A hierarchy of reasons for including a discussion of the Political Philosophy of Time in the Oxford Handbook of Philosophy of time.

The Oxford Handbook of Philsophy of Time does not include a discussion of the interconnectedness of politics, history and time. It should discuss:

  1. Prosaically, the hard-wired chronal aspects of constitutions, which are the concrete rulebooks and superstructures of our politics, namely term-limits, campaigning windows, periods of appointments to public offices. The history of such aspects, the reasoning and assumptions underpinning them.
  2. The use of time as a descriptor or limiting factor to decisions, legislation and policies, or to manifesto / platform goals.
  3. More importantly, the psychological influence on politics and human experience of our fluctuating understanding of the likely ‘deadlines’ for the impact or arrival of important existential factors, such as irreversible and harmful climate change, emergence of artificial general intelligence, growth into economic maturity of rival countries, depletion of certain natural resources, probable significant decline of natural resources; hauntingly, the notional frequencies of recurrence of cataclysmic natural disasters.
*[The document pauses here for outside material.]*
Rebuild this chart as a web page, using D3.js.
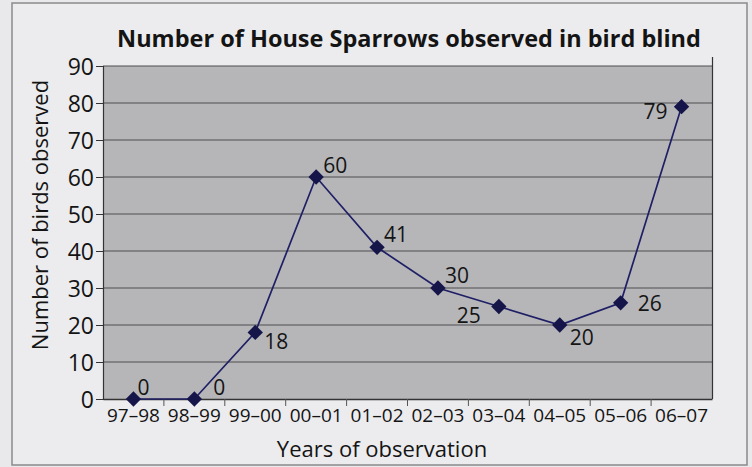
<!DOCTYPE html>
<html>
<head>
<meta charset="utf-8">
<script src="https://cdn.jsdelivr.net/npm/d3@7"></script>
<style>
  html, body { margin: 0; padding: 0; background: #e9e9eb; }
  svg { display: block; }
  text { font-family: "Open Sans", "DejaVu Sans", sans-serif; fill: #141414; }
</style>
</head>
<body>
<svg id="chart" width="752" height="467"></svg>
<script>
// ---- data ----
const categories = ["97–98","98–99","99–00","00–01","01–02","02–03","03–04","04–05","05–06","06–07"];
const values = [0, 0, 18, 60, 41, 30, 25, 20, 26, 79];
const yTicks = [0, 10, 20, 30, 40, 50, 60, 70, 80, 90];
const chartTitle = "Number of House Sparrows observed in bird blind";
const xTitle = "Years of observation";
const yTitle = "Number of birds observed";
// label placement (anchor, dx, dy) per point
const labelPos = [
  ["start", 4, -4], ["start", 19, -4], ["start", 9, 17], ["start", 7, -4], ["start", 7, -5],
  ["start", 7, -5], ["end", -18, 16], ["start", 10, 20], ["start", 17, 8], ["end", -14, 12]
];

const svg = d3.select("#chart");

// outer frame
svg.append("rect").attr("x", 12).attr("y", 3).attr("width", 735).attr("height", 462)
  .attr("fill", "#ececee").attr("stroke", "#8a8a8c").attr("stroke-width", 1.5);

const x = d3.scaleBand().domain(categories).range([103, 712]).padding(0);
const y = d3.scaleLinear().domain([0, 90]).range([399, 66]);

// plot background
svg.append("rect").attr("x", 103).attr("y", 66).attr("width", 609).attr("height", 333)
  .attr("fill", "#b6b6b9");

// gridlines
svg.append("g").selectAll("line").data(yTicks.filter(d => d > 0)).join("line")
  .attr("x1", 103).attr("x2", 712)
  .attr("y1", d => y(d)).attr("y2", d => y(d))
  .attr("stroke", "#4e4e50").attr("stroke-width", 1.2);

// right border (extends a bit above plot)
svg.append("line").attr("x1", 712.5).attr("x2", 712.5).attr("y1", 57).attr("y2", 399)
  .attr("stroke", "#333").attr("stroke-width", 1.2);

// y axis
const yAxis = svg.append("g").attr("transform", "translate(103,0)")
  .call(d3.axisLeft(y).tickValues(yTicks).tickSize(7).tickPadding(2));
yAxis.select(".domain").attr("stroke", "#333").attr("stroke-width", 1.2);
yAxis.selectAll(".tick line").attr("stroke", "#333");
yAxis.selectAll("text").style("font-size", "23px").attr("fill", "#141414")
  .style("font-family", "'Open Sans', sans-serif").attr("dy", "0.36em");

// x axis
const xAxis = svg.append("g").attr("transform", "translate(0,399)")
  .call(d3.axisBottom(x).tickSize(0).tickPadding(10));
xAxis.select(".domain").attr("stroke", "#333").attr("stroke-width", 1.4);
xAxis.selectAll("text").style("font-size", "19px").attr("fill", "#141414")
  .style("font-family", "'Open Sans', sans-serif");
// tick marks between categories
svg.append("g").selectAll("line").data(categories.slice(1)).join("line")
  .attr("x1", d => x(d)).attr("x2", d => x(d)).attr("y1", 399).attr("y2", 406)
  .attr("stroke", "#555").attr("stroke-width", 1);

// line
const line = d3.line().x((d, i) => x(categories[i]) + x.bandwidth() / 2).y(d => y(d));
svg.append("path").datum(values).attr("d", line)
  .attr("fill", "none").attr("stroke", "#1f1f66").attr("stroke-width", 1.7);

// markers
svg.append("g").selectAll("path").data(values).join("path")
  .attr("d", d3.symbol().type(d3.symbolDiamond2).size(150))
  .attr("transform", (d, i) => `translate(${x(categories[i]) + x.bandwidth() / 2},${y(d)})`)
  .attr("fill", "#15154a");

// data labels
svg.append("g").selectAll("text").data(values).join("text")
  .attr("x", (d, i) => x(categories[i]) + x.bandwidth() / 2 + labelPos[i][1])
  .attr("y", (d, i) => y(d) + labelPos[i][2])
  .attr("text-anchor", (d, i) => labelPos[i][0])
  .style("font-size", "21px")
  .text(d => d);

// title: fit font size to target width
const title = svg.append("text").attr("x", 409).attr("y", 47).attr("text-anchor", "middle")
  .style("font-size", "26px").style("font-weight", "bold")
  .text(chartTitle);
const tw = title.node().getComputedTextLength();
if (tw > 0) title.style("font-size", (26 * 584 / tw).toFixed(2) + "px");

// axis titles
svg.append("text").attr("x", 382).attr("y", 457).attr("text-anchor", "middle")
  .style("font-size", "22px").text(xTitle);
svg.append("text").attr("transform", "translate(48,215) rotate(-90)").attr("text-anchor", "middle")
  .style("font-size", "22px").text(yTitle);
</script>
</body>
</html>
  4. The social and psychological grounding for our treatment of time in our economic decision-making, which is the intellectual groundwork for much of point 3. The range of scales with which this is viewed, from high-frequency trading to the accumulation of sovereign wealth funds, and the impact on human economic experience of the culturally varying conceptions of time. The intrinsic effect of assumptions about time in human experience, for example the war for our attention / time waged by tech firms, the suffering associated with the use of human time. The utilitarian justification for the undignified abuse of human time.
  5. Philosophical conceptions of time and historical periodisation which provides the context for point 4. Namely, the relations between hard cosmological near-constants and human interpretations of the same.
  6. The relation between commonplace misconceptions of time, humanity’s role or purpose, and philosophies of the past and the future. The use of time in teleological or grand narrative philosophies, materialistic, dialectic, liberal, traditional / religious.
  7. The link, therefore, between philosophical considerations of the present, human action and experience and political processes, which is fundamental.